I have a Dragino lt-22222-l device and I think it’s at the outer limits of the nearest gateway. I was under the impression - from this thread + also ABP vs OTAA | The Things Stack for LoRaWAN, that once it joined successfully, it should not need to reconnect because of bad reception or something.
While connecting works, it’s not very smooth; am often having this accept join request loop (pbly issues with downlink). Once connected, I always see new join requests within a few days at the most (no power outage or anything), which is pretty annoying. I switched to ABP which keeps working, but was wondering what could cause this and if there are better solutions?

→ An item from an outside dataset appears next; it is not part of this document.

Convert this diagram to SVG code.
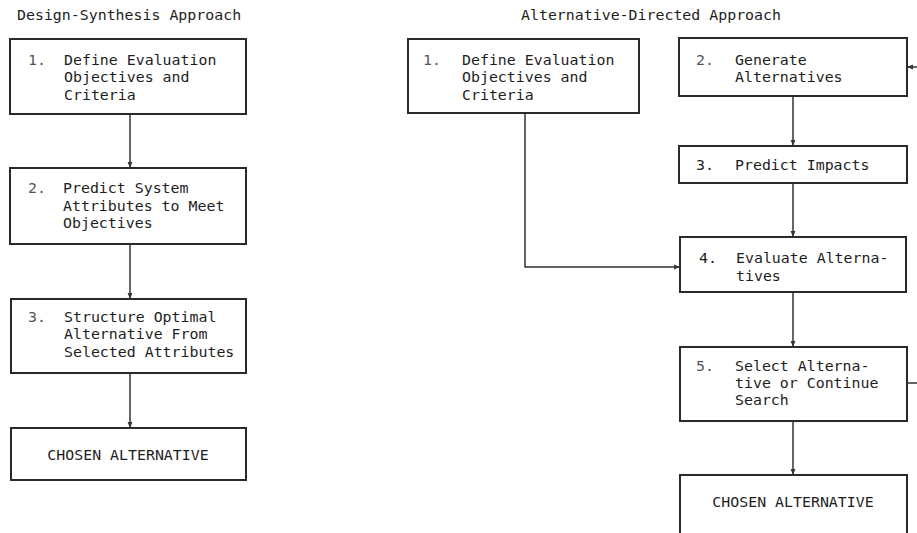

kersing · June 13, 2023, 6:02pm

The newer LoRaWAN standards include a kind of keep alive handshake which makes the node rejoin if it doesn’t get any response from the network for an extended period.

What is your uplink period and what spreading factor is being used? Is your device within the fair use limits of TTN? (Average of 30 seconds of airtime a day)

matthiasdg · June 14, 2023, 12:13pm

I put the uplink period slightly smaller than 2 hours (imagining there might be more other devices sending at very regular intervals), cause it uses SF12 (default is 10 minutes for this node ). Not sure if even half the messages get through, but I can live with that. Still, during such an accept join request loop, it did seem to send more frequently than my uplink period, so the keep alive seems counterproductive in case of a crappy connection.

descartes · June 14, 2023, 12:44pm

Um, you appear to be saying that you get about 1 every 2 hours but you are trying once every 10 minutes. If this is the case, then you are breaching the Fair Use Policy by a wide margin and very likely the local legal duty cycle.

LoRa Alliance members (like wot TTI is) are required to restrict routine SF11 & SF12 for the very reasons you are discovering - it’s just far too marginal for regular use & takes up seconds of air time.

It looks like you need to review your gateway antenna, perhaps the device antenna or add another gateway.